Procedure for and effect of administrative dissolution.
617.1421 Procedure for and effect of administrative dissolution.—
(1) If the Department of State determines that one or more grounds exist under s. 617.1420 for administratively dissolving a corporation, it shall serve the corporation with notice of its intent under s. 617.0504(2) to administratively dissolve the corporation. If the corporation has provided the department with an electronic mail address, such notice shall be by electronic transmission. Administrative dissolution for failure to file an annual report shall occur on the fourth Friday in September of each year. The Department of State shall issue a certificate of dissolution to each dissolved corporation. Issuance of the certificate of dissolution may be by electronic transmission to any corporation that has provided the department with an electronic mail address.

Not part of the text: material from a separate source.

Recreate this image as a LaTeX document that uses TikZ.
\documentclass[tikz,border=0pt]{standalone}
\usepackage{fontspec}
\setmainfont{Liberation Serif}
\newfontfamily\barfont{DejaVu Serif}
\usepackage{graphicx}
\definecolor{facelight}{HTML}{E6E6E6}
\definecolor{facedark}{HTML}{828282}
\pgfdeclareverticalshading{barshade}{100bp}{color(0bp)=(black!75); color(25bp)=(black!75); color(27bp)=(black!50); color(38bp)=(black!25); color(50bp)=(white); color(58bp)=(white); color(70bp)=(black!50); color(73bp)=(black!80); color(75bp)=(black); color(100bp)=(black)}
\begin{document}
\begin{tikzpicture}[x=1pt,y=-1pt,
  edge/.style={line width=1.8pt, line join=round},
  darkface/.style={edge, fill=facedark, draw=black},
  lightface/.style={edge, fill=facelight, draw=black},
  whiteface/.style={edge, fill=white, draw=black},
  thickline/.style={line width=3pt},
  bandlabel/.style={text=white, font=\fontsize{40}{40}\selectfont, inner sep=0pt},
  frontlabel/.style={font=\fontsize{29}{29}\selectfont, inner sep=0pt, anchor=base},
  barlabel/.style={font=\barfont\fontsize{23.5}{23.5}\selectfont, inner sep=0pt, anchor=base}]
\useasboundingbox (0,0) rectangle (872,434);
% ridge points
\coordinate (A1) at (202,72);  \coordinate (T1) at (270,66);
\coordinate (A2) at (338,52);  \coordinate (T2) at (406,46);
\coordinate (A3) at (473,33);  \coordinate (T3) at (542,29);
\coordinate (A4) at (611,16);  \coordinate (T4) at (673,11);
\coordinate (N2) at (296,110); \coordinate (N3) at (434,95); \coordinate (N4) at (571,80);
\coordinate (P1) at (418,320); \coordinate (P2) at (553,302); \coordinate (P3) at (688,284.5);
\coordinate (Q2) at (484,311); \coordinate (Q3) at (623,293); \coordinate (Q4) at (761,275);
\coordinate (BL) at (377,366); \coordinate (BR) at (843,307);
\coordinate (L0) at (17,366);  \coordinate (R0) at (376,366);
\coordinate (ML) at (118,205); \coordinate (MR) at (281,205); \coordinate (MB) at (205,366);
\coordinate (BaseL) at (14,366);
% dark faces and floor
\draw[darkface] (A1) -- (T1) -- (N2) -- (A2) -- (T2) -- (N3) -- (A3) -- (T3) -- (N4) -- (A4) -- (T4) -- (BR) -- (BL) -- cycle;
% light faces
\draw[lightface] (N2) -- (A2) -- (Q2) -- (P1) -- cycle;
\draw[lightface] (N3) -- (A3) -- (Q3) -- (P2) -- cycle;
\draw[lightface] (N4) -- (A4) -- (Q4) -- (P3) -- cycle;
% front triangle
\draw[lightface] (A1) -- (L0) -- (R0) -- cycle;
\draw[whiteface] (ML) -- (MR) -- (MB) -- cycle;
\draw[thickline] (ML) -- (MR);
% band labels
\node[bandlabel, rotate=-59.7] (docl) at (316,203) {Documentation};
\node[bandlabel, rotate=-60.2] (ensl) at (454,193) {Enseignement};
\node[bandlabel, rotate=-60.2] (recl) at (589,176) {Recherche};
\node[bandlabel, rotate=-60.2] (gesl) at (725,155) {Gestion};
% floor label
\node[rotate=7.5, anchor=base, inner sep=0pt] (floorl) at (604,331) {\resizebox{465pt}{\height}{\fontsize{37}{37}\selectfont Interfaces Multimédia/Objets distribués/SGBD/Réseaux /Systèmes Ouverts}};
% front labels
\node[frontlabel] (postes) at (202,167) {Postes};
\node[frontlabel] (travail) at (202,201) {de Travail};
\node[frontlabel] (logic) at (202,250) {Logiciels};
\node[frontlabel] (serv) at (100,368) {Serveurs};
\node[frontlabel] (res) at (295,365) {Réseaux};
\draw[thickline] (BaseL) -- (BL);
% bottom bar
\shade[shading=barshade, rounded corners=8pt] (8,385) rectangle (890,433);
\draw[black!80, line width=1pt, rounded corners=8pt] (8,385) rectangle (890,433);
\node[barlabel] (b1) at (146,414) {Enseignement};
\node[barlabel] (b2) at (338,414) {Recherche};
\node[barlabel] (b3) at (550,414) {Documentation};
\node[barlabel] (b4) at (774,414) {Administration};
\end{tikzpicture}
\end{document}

(2) If the corporation does not correct each ground for dissolution under s. 617.1420(1)(b), (c), (d), or (e) or demonstrate to the reasonable satisfaction of the Department of State that each ground determined by the department does not exist within 60 days after issuance of the notice, the department shall administratively dissolve the corporation by issuing a certificate of dissolution that recites the ground or grounds for dissolution and its effective date. Issuance of the certificate of dissolution may be by electronic transmission to any corporation that has provided the department with an electronic mail address.
(3) A corporation administratively dissolved continues its corporate existence but may not conduct any affairs except that necessary to wind up and liquidate its affairs under s. 617.1405 and adopt a plan of distribution of assets pursuant to s. 617.1406.

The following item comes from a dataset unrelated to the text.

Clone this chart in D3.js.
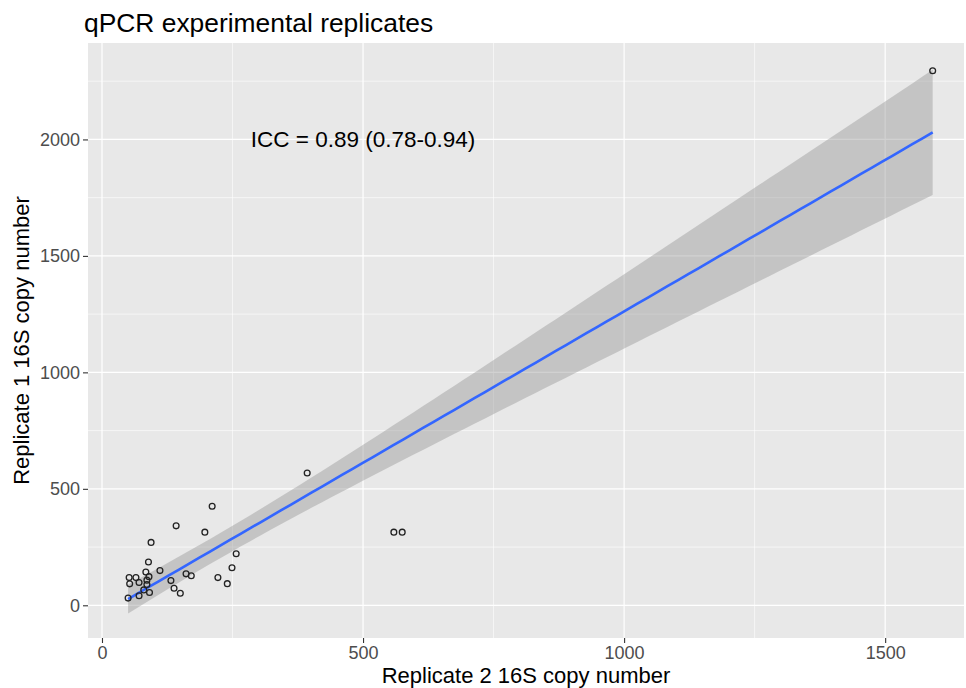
<!DOCTYPE html>
<html>
<head>
<meta charset="utf-8">
<script src="https://cdn.jsdelivr.net/npm/d3@7"></script>
<style>
	body { margin: 0; background: #fff; }
	svg { display: block; font-family: "Liberation Sans", Arial, sans-serif; }
</style>
</head>
<body>
<svg width="966" height="688"></svg>
<script>
// replicate 2 (x) and replicate 1 (y) copy numbers
const rep2 = [211, 142, 197, 94, 257, 89, 249, 111, 84, 90, 52, 65, 161, 171, 71, 86, 53, 132, 222, 240, 138, 150, 91, 71, 50, 80, 86, 393, 559, 575, 1591];
const rep1 = [425, 341, 314, 270, 221, 186, 161, 149, 143, 123, 119, 119, 135, 127, 98, 108, 92, 106, 119, 93, 73, 52, 55, 41, 31, 66, 89, 568, 314, 314, 2295];

const xTicks = [0, 500, 1000, 1500];
const yTicks = [0, 500, 1000, 1500, 2000];
const xMinor = [250, 750, 1250];
const yMinor = [250, 750, 1250, 1750, 2250];

const titel = "qPCR experimental replicates";
const xLabel = "Replicate 2 16S copy number";
const yLabel = "Replicate 1 16S copy number";
const iccLabel = "ICC = 0.89 (0.78-0.94)";

const svg = d3.select("svg");
const margin = { top: 43, right: 2, bottom: 50, left: 88 };
const width = 966 - margin.left - margin.right;
const height = 688 - margin.top - margin.bottom;

const x = d3.scaleLinear([-26.8, 1651], [0, width]);
const y = d3.scaleLinear([-140.4, 2414], [height, 0]);

// lineaire regressie met 95% betrouwbaarheidsband (zoals geom_smooth method = "lm")
const data = rep2.map((v, i) => ({ x: v, y: rep1[i] }));
const n = data.length;
const xm = d3.mean(data, d => d.x);
const ym = d3.mean(data, d => d.y);
const sxx = d3.sum(data, d => (d.x - xm) ** 2);
const sxy = d3.sum(data, d => (d.x - xm) * (d.y - ym));
const b = sxy / sxx;
const a = ym - b * xm;
const s = Math.sqrt(d3.sum(data, d => (d.y - a - b * d.x) ** 2) / (n - 2));
const tq = 2.045; // t(0.975, df = 29)

const [xLo, xHi] = d3.extent(rep2);
const fit = d3.range(80).map(i => {
	const xv = xLo + (xHi - xLo) * i / 79;
	const se = s * Math.sqrt(1 / n + (xv - xm) ** 2 / sxx);
	const yv = a + b * xv;
	return { x: xv, y: yv, lo: yv - tq * se, hi: yv + tq * se };
});

const g = svg.append("g")
	.attr("transform", `translate(${margin.left},${margin.top})`);

g.append("rect")
	.attr("width", width)
	.attr("height", height)
	.attr("fill", "#E8E8E8");

g.append("g")
	.selectAll("line")
	.data(xMinor)
	.join("line")
	.attr("x1", d => x(d)).attr("x2", d => x(d))
	.attr("y1", 0).attr("y2", height)
	.attr("stroke", "#fff").attr("stroke-width", 0.6);

g.append("g")
	.selectAll("line")
	.data(yMinor)
	.join("line")
	.attr("x1", 0).attr("x2", width)
	.attr("y1", d => y(d)).attr("y2", d => y(d))
	.attr("stroke", "#fff").attr("stroke-width", 0.6);

g.append("g")
	.selectAll("line")
	.data(xTicks)
	.join("line")
	.attr("x1", d => x(d)).attr("x2", d => x(d))
	.attr("y1", 0).attr("y2", height)
	.attr("stroke", "#fff").attr("stroke-width", 1.2);

g.append("g")
	.selectAll("line")
	.data(yTicks)
	.join("line")
	.attr("x1", 0).attr("x2", width)
	.attr("y1", d => y(d)).attr("y2", d => y(d))
	.attr("stroke", "#fff").attr("stroke-width", 1.2);

g.append("path")
	.attr("fill", "#999")
	.attr("fill-opacity", 0.45)
	.attr("d", d3.area().x(d => x(d.x)).y0(d => y(d.lo)).y1(d => y(d.hi))(fit));

g.append("path")
	.attr("fill", "none")
	.attr("stroke", "#3366FF")
	.attr("stroke-width", 2.6)
	.attr("d", d3.line().x(d => x(d.x)).y(d => y(d.y))(fit));

g.append("g")
	.selectAll("circle")
	.data(data)
	.join("circle")
	.attr("cx", d => x(d.x))
	.attr("cy", d => y(d.y))
	.attr("r", 2.9)
	.attr("fill", "none")
	.attr("stroke", "#222")
	.attr("stroke-width", 1.3);

g.append("text")
	.attr("x", x(500))
	.attr("y", y(2000))
	.attr("dy", "0.35em")
	.attr("text-anchor", "middle")
	.attr("font-size", 22.5)
	.attr("fill", "#000")
	.text(iccLabel);

const xAxis = d3.axisBottom(x).tickValues(xTicks).tickFormat(d3.format("d")).tickSize(5).tickPadding(3);
const yAxis = d3.axisLeft(y).tickValues(yTicks).tickFormat(d3.format("d")).tickSize(5).tickPadding(3);

const gX = g.append("g")
	.attr("transform", `translate(0,${height})`)
	.call(xAxis);
const gY = g.append("g").call(yAxis);

[gX, gY].forEach(ax => {
	ax.select(".domain").remove();
	ax.selectAll(".tick line").attr("stroke", "#333").attr("stroke-width", 1.1);
	ax.selectAll(".tick text")
		.attr("fill", "#4D4D4D")
		.attr("font-size", 18)
		.attr("font-family", "Liberation Sans, Arial, sans-serif");
});

svg.append("text")
	.attr("x", margin.left + width / 2)
	.attr("y", 683)
	.attr("text-anchor", "middle")
	.attr("font-size", 22)
	.text(xLabel);

svg.append("text")
	.attr("transform", `translate(29,${margin.top + height / 2}) rotate(-90)`)
	.attr("text-anchor", "middle")
	.attr("font-size", 22)
	.text(yLabel);

svg.append("text")
	.attr("x", 84)
	.attr("y", 32)
	.attr("font-size", 26.4)
	.text(titel);
</script>
</body>
</html>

(4) A director, officer, or agent of a corporation dissolved pursuant to this section, purporting to act on behalf of the corporation, is personally liable for the debts, obligations, and liabilities of the corporation arising from such action and incurred subsequent to the corporation’s administrative dissolution only if he or she has actual notice of the administrative dissolution at the time such action is taken; but such liability shall be terminated upon the ratification of such action by the corporation’s board of directors or members subsequent to the reinstatement of the corporation.
(5) The administrative dissolution of a corporation does not terminate the authority of its registered agent.
History.—s. 83, ch. 90-179; s. 93, ch. 97-102; s. 18, ch. 2009-72; s. 42, ch. 2009-205.